News

Literacy program targets families new to Canada

Helena Tian, left, Lucy Huang and Huang
Helena Tian, left, Lucy Huang and Huang's mother, Helen Liu, are the first participants in the Home Instruction for Parents of Preschool Youngsters (HIPPY) program. The 30-week program helps mothers to prepare their children for school.
— image credit: KARL YU/The News Bulletin

Home Instruction for Parents of Preschool Youngsters has launched in Nanaimo and will assist immigrant mothers to prepare children for kindergarten.

Thanks to a grant from Citizenship and Immigration Canada, children between three and five years will have the opportunity to develop literacy and cognitive skills with the help of mothers through the national program. Initially, the funding will allow 25 immigrant families to take part in the program, dubbed HIPPY.
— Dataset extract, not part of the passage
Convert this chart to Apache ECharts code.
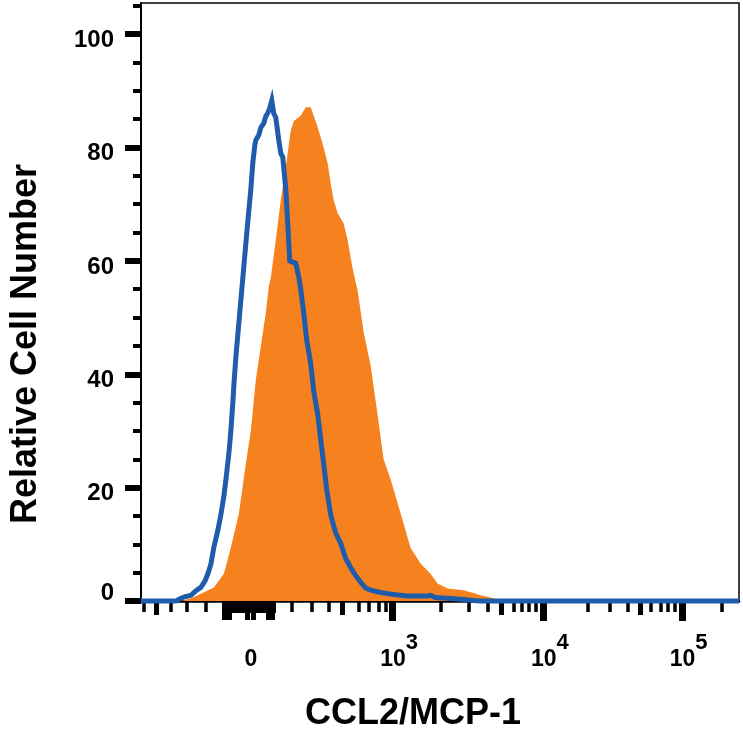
<!DOCTYPE html>
<html><head><meta charset="utf-8">
<script src="https://cdn.jsdelivr.net/npm/echarts@6/dist/echarts.min.js"></script>
<style>html,body{margin:0;padding:0;background:#fff}#c{width:743px;height:745px}</style>
</head><body><div id="c"></div>
<script>
// Display channel (biexponential display units across the plot width)
const isotypeChannel = [0,35,40,45,50,55,60,64,67,70,73,77,80,83,85,88,90,92,93,95,98,100,102,103,105,107,110,112,114,115,118,120,123,125,127,129,131,133,135,138,140,142,145,147,149,152,155,158,160,163,166,170,173,177,180,183,186,190,195,200,205,210,215,220,225,230,240,247,255,267,280,287,290,295,307,320,333,340,599];
const isotypeCount   = [0,0,0.5,0.8,1.0,1.8,2.4,3.5,4.8,6.5,9.5,12.5,15.2,18.5,21.3,26,30,35,38,43,49,53,57,59,63,67,72.6,77.3,80.4,81.3,82.2,83.5,84.3,85.5,86.1,87,88.3,86,85.3,81.3,79,78.3,72.6,66.6,60,59.8,59.6,57.2,55,50.8,46,41.9,37,33,28.5,24.2,19.7,15.2,12,10.2,7.5,5.9,4.5,3.3,2.3,1.9,1.5,1.3,1.1,0.9,0.9,0.9,1.0,0.6,0.5,0.3,0.1,0,0];
const stainedChannel = [40,50,60,73,83,90,98,105,110,115,120,125,128,130,135,140,145,150,153,160,165,170,173,177,183,187,190,193,197,203,207,210,213,217,223,230,237,243,250,253,260,270,280,290,297,307,323,333,340,350,357,362];
const stainedCount   = [0,0.5,1.3,2.4,4.8,9.4,15.4,24.2,30,39,44.9,50.8,55.5,57,63.7,70.7,76.5,83,84.7,85.6,87.1,87.1,85.6,83.6,80,77.2,73.7,70.7,68.4,66.6,63.7,60.6,57.8,54.8,47.4,41.6,32.8,25,21.5,19.7,15.5,9.4,6.6,4.8,3.1,2.2,1.9,1.4,1.0,0.6,0.3,0];

// Axis ticks / labels (display channel positions)
const xTickLabels   = ['0', '10^3', '10^4', '10^5'];
const xLabelPos     = [110, 252, 403, 542];
const xDecadeTicks  = [252, 403, 542];
const xHalfTicks    = [15, 202, 361, 500];
const xMinorTicks   = [3, 30, 46, 65, 151, 171, 188, 218, 228, 238, 245, 300, 328, 347, 373, 381, 388, 395, 447, 470, 488, 511, 521, 528, 535, 582];
const xZeroTicks    = [82, 85, 88, 91, 94, 97, 100, 103, 106, 109, 112, 115, 118, 121, 124, 127, 130, 133];
const xZeroTallTicks = [83, 88, 106, 112, 127, 131];
const yTickLabels   = [0, 20, 40, 60, 80, 100];
const yMinorTicks   = [5, 10, 15, 25, 30, 35, 45, 50, 55, 65, 70, 75, 85, 90, 95, 105];

const FONT = '"Liberation Sans", Arial, sans-serif';
const X_MAX = 599, Y_MAX = 105.5;

function tickAxis(values, len, width) {
  return {
    type: 'value', gridIndex: 0, position: 'bottom', min: 0, max: X_MAX,
    axisLine: { show: false }, splitLine: { show: false },
    axisLabel: { show: false },
    axisTick: { show: true, customValues: values, length: len, lineStyle: { color: '#000', width: width } }
  };
}

const yLabelStyle = { fontFamily: FONT, fontWeight: 'bold', fontSize: 24, color: '#000' };

const chart = echarts.init(document.getElementById('c'), null, { renderer: 'canvas' });
chart.setOption({
  animation: false,
  backgroundColor: '#fff',
  grid: { left: 140, right: 4, top: 3, bottom: 144, show: true, borderColor: '#000', borderWidth: 1.5, backgroundColor: 'transparent' },
  xAxis: [
    {
      type: 'value', gridIndex: 0, position: 'bottom', min: 0, max: X_MAX,
      name: 'CCL2/MCP-1', nameLocation: 'middle', nameGap: 95,
      nameTextStyle: { fontFamily: FONT, fontWeight: 'bold', fontSize: 36, color: '#000', padding: [0, 54, 0, 0] },
      axisLine: { show: true, onZero: false, lineStyle: { color: '#000', width: 2.5 } },
      splitLine: { show: false },
      axisTick: { show: true, customValues: xDecadeTicks, length: 20, lineStyle: { color: '#000', width: 7 } },
      axisLabel: {
        show: true, customValues: xLabelPos, margin: 31,
        formatter: function (v) {
          const i = xLabelPos.indexOf(v);
          const t = i >= 0 ? xTickLabels[i] : '';
          if (t.indexOf('^') >= 0) {
            const p = t.split('^');
            return '{b|' + p[0] + '}{e|' + p[1] + '}';
          }
          return '{z|' + t + '}';
        },
        rich: {
          b: { fontFamily: FONT, fontWeight: 'bold', fontSize: 23, color: '#000', padding: [16, 0, 0, 13] },
          z: { fontFamily: FONT, fontWeight: 'bold', fontSize: 23, color: '#000', padding: [16, 0, 0, 0] },
          e: { fontFamily: FONT, fontWeight: 'bold', fontSize: 22, color: '#000', verticalAlign: 'top' }
        }
      }
    },
    tickAxis(xHalfTicks, 14, 5),
    tickAxis(xMinorTicks, 11, 3.5),
    tickAxis(xZeroTicks, 12, 3),
    tickAxis(xZeroTallTicks, 19, 5)
  ],
  yAxis: [
    {
      type: 'value', gridIndex: 0, position: 'left', min: 0, max: Y_MAX,
      name: 'Relative Cell Number', nameLocation: 'middle', nameGap: 97,
      nameTextStyle: { fontFamily: FONT, fontWeight: 'bold', fontSize: 36, color: '#000', padding: [0, 84, 0, 0] },
      axisLine: { show: true, onZero: false, lineStyle: { color: '#000', width: 2 } },
      splitLine: { show: false },
      axisTick: { show: true, customValues: yTickLabels, length: 16, lineStyle: { color: '#000', width: 6 } },
      axisLabel: {
        show: true, customValues: yTickLabels, margin: 27,
        formatter: function (v) { return v === 0 ? '{lo|' + v + '}' : '{n|' + v + '}'; },
        rich: {
          n: Object.assign({ padding: [12, 0, 0, 0] }, yLabelStyle),
          lo: Object.assign({ padding: [0, 0, 16, 0] }, yLabelStyle)
        }
      }
    },
    {
      type: 'value', gridIndex: 0, position: 'left', min: 0, max: Y_MAX,
      axisLine: { show: false }, splitLine: { show: false }, axisLabel: { show: false },
      axisTick: { show: true, customValues: yMinorTicks, length: 8, lineStyle: { color: '#000', width: 4 } }
    }
  ],
  series: [
    {
      name: 'CCL2/MCP-1', type: 'line', xAxisIndex: 0, yAxisIndex: 0,
      data: stainedChannel.map((c, i) => [c, stainedCount[i]]),
      showSymbol: false, symbol: 'none', smooth: false,
      lineStyle: { width: 0, color: '#f5821f' },
      areaStyle: { color: '#f5821f', opacity: 1 },
      z: 2
    },
    {
      name: 'Isotype', type: 'line', xAxisIndex: 0, yAxisIndex: 0,
      data: isotypeChannel.map((c, i) => [c, isotypeCount[i]]),
      showSymbol: false, symbol: 'none', smooth: false, clip: false,
      lineStyle: { width: 5, color: '#1f5cab', join: 'miter' },
      z: 3
    }
  ]
});
</script>
</body></html>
The Central Vancouver Island Multicultural Society and Nanaimo Aboriginal Centre are teaming up to find other funding sources for the program. It consists of a 30-week curriculum and mothers are assisted by experienced mothers who pay regular visits to their homes, delivering books and activities geared toward the child’s needs. It’s especially valuable for mothers with issues of language and culture, according to Hilde Schlosar, multicultural society executive director. She said the curriculum consists of something different each week.

“It’s reading stories and discussing the stories ... creative play, constructive play with shapes and colouring and sitting down and spending that time with the process of not just playing with your child but helping their child learn and develop in that time of play,” Schlosar said.

Helen Liu and daughter Lucy Huang will be participating in the program with home visitor Helena Tian.

“I have been here for seven months now and I have a daughter of four years and I feel a little isolated and we are also not good at English and that’s why we want to join this program, to help my child be ready for [school],” Liu said through Tian.

It is hoped that $40,000 can be raised by September and the program can be expanded to include 10 urban aboriginal families and one aboriginal home visitor.

According to Chris Beaton, aboriginal centre executive director, the program will assist his organization’s vision to see 100 per cent graduation rate among aboriginal students.

“Ten per cent of our population is under the age of four and we have a graduation rate of about 56 per cent in the [Nanaimo] school district,” Beaton said. “There’s a great need to better prepare our young people for school to connect them with existing programs and services and HIPPY does that in spades.”

The Nanaimo program is the first of its kind on Vancouver Island and the hope is that by 2016, funding can be secured so that other low-income families can be included.